Is he wanting a certain “class of bribes” to be legalised or is he really asking for the bribes of a certain class to be okayed? It seems the latter. The companies behind the 2G kickbacks will do fine in Dr. Basu's law. Their conduct will have to “await further analysis.” Dr. Basu half admits his scheme could leave public servants “vulnerable to blackmail and false charges of bribe-taking.”

Interestingly, about half the references listed at the end of the paper hark back either to other papers by the author himself; to papers co-authored by Dr. Basu with others, to those by still others in books he has edited: or to papers by yet others citing him in the title.
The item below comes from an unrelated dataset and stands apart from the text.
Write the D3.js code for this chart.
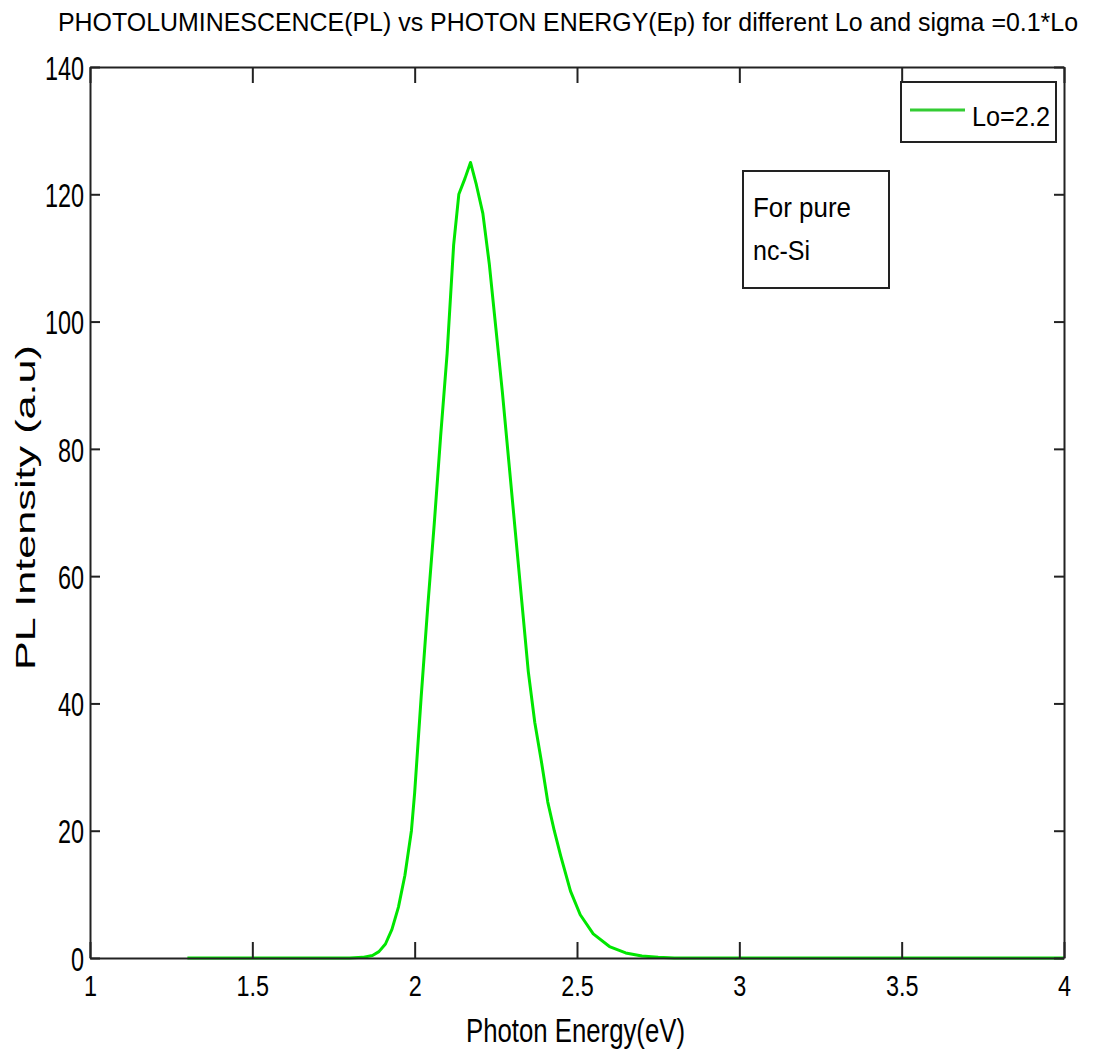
<!DOCTYPE html>
<html>
  <head>
    <meta charset='utf-8'>
    <style>
      body { margin: 0; background: #fff; }
      text { font-family: "Liberation Sans", Arial, sans-serif; fill: #000; }
    </style>
  </head>
  <body>
    <div id="chart"></div>
    <script src="https://cdn.jsdelivr.net/npm/d3@7/dist/d3.min.js"></script>
    <script type="text/javascript">

      // ---- data ----
      var energy = [1.3, 1.5, 1.7, 1.8, 1.84, 1.87, 1.89, 1.91, 1.93, 1.95, 1.97, 1.99, 2.00, 2.02, 2.04, 2.06, 2.08, 2.10, 2.12, 2.136, 2.155, 2.172,
                    2.19, 2.21, 2.23, 2.25, 2.27, 2.29, 2.31, 2.33, 2.35, 2.37, 2.39, 2.41, 2.43, 2.45, 2.48, 2.51, 2.55, 2.60, 2.65, 2.70, 2.75, 2.8, 3.0, 3.5, 4.0];
      var intensity = [0, 0, 0, 0, 0.1, 0.4, 1.0, 2.2, 4.5, 8, 13, 20, 26, 41, 55, 68, 82, 95, 112, 120, 122.5, 125,
                       121.5, 117, 109, 99, 89, 78, 67, 56, 45, 37, 31, 24.5, 20, 16, 10.5, 6.8, 3.8, 1.8, 0.8, 0.3, 0.1, 0, 0, 0, 0];
      var xTicks = [1, 1.5, 2, 2.5, 3, 3.5, 4];
      var yTicks = [0, 20, 40, 60, 80, 100, 120, 140];
      var seriesName = "Lo=2.2";
      var titleText = "PHOTOLUMINESCENCE(PL) vs PHOTON ENERGY(Ep) for different Lo and sigma =0.1*Lo";
      var noteLines = ["For pure", "nc-Si"];

      var W = 1099, H = 1051;
      var margin = {top: 67, right: 35, bottom: 93, left: 90};
      var width = W - margin.left - margin.right,
          height = H - margin.top - margin.bottom;
      var green = "#00e600";

      var x = d3.scaleLinear().domain([1, 4]).range([0, width]);
      var y = d3.scaleLinear().domain([0, 140]).range([height, 0]);

      var svg = d3.select("#chart").append("svg")
        .attr("width", W).attr("height", H);

      var g = svg.append("g")
        .attr("transform", "translate(" + margin.left + "," + margin.top + ")");

      // curve
      var pts = energy.map(function(e, i){ return {x: e, y: intensity[i]}; });
      g.append("path")
        .datum(pts)
        .attr("fill", "none")
        .attr("stroke", green)
        .attr("stroke-width", 3)
        .attr("stroke-linejoin", "round")
        .attr("d", d3.line().x(function(d){ return x(d.x); }).y(function(d){ return y(d.y); }));

      // axes (MATLAB style: ticks inward, box on)
      var xs = 0.78, ys = 0.69;
      var xAx = g.append("g").attr("transform", "translate(0," + height + ")")
        .call(d3.axisBottom(x).tickValues(xTicks).tickSize(-16).tickSizeOuter(0).tickPadding(17)
              .tickFormat(function(d){ return d; }));
      xAx.selectAll("text").attr("font-size", 30).attr("transform", "scale(" + xs + ",1)");

      var yAx = g.append("g")
        .call(d3.axisLeft(y).tickValues(yTicks).tickSize(-10).tickSizeOuter(0).tickPadding(6));
      yAx.selectAll("text").attr("font-size", 34).attr("x", -6 / ys).attr("dy", "0.36em")
        .attr("transform", "scale(" + ys + ",1)");

      g.append("g")
        .call(d3.axisTop(x).tickValues(xTicks).tickSize(-16).tickSizeOuter(0).tickFormat(""));
      g.append("g").attr("transform", "translate(" + width + ",0)")
        .call(d3.axisRight(y).tickValues(yTicks).tickSize(-10).tickSizeOuter(0).tickFormat(""));

      g.selectAll(".domain, .tick line").attr("stroke", "#222").attr("stroke-width", 2);
      g.selectAll(".tick text").attr("font-family", "Liberation Sans, Arial, sans-serif").attr("fill", "#000");

      // title + axis labels
      svg.append("text")
        .attr("x", 58).attr("y", 31)
        .attr("font-size", 25)
        .attr("textLength", 1020).attr("lengthAdjust", "spacingAndGlyphs")
        .text(titleText);

      svg.append("text")
        .attr("x", 466).attr("y", 1042)
        .attr("font-size", 34)
        .attr("textLength", 219).attr("lengthAdjust", "spacingAndGlyphs")
        .text("Photon Energy(eV)");

      svg.append("text")
        .attr("transform", "translate(35,670) rotate(-90)")
        .attr("font-size", 28)
        .attr("textLength", 325).attr("lengthAdjust", "spacingAndGlyphs")
        .text("PL Intensity (a.u)");

      // legend
      var leg = svg.append("g");
      leg.append("rect").attr("x", 901).attr("y", 82).attr("width", 155).attr("height", 60)
        .attr("fill", "#fff").attr("stroke", "#222").attr("stroke-width", 2);
      leg.append("line").attr("x1", 910).attr("x2", 965).attr("y1", 110).attr("y2", 110)
        .attr("stroke", "#33cc33").attr("stroke-width", 3);
      leg.append("text").attr("x", 972).attr("y", 126).attr("font-size", 27)
        .attr("textLength", 78).attr("lengthAdjust", "spacingAndGlyphs")
        .text(seriesName);

      // annotation box
      var note = svg.append("g");
      note.append("rect").attr("x", 743).attr("y", 171).attr("width", 146).attr("height", 117)
        .attr("fill", "#fff").attr("stroke", "#222").attr("stroke-width", 2);
      note.selectAll("text").data(noteLines).enter().append("text")
        .attr("x", 753)
        .attr("y", function(d, i){ return 217 + i * 43; })
        .attr("font-size", 28)
        .attr("textLength", function(d, i){ return i == 0 ? 98 : 57; })
        .attr("lengthAdjust", "spacingAndGlyphs")
        .text(function(d){ return d; });

    </script>
  </body>
</html>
Modesty would surely be a small but novel idea here.

Other, clever ideas from Dr. Basu:

This year's Economic Survey of India (referred to by cloying TV commentators as ‘Kaushik's Survey') links inflationary pressures to financial inclusion of the poor. “This must not deter us from pursuing financial inclusion ...” but we “need to be aware of all its fallouts.”

In the middle of 2010, he favoured decontrolling of fuel prices — which would, he argued, help tackle the price rise, even if it “might raise inflation in the short-term.” (The Hindu, June 14, 2010). Again, this came at a time when food price inflation was pushing past the 15 per cent mark. And even as the FAO was warning against rising food prices worldwide and the immense hardship they would bring. (In December 2010, the FAO's food price index touched a record high.) And India since 2005-06 has seen possibly its worst five-year period in terms of food price increases.

Much earlier, Dr. Basu wrote a piece in The New York Times (November 29, 1994) titled “The Poor Need Child Labour.” In it he explained, among other things, why he had once continued to employ a 13-year-old at his home. (Another small but novel idea?) Dr. Basu is also an expert on ‘development' who has long argued against banning child labour.

A ‘small but fairly radical idea' for this government: can we get somebody who talks sense?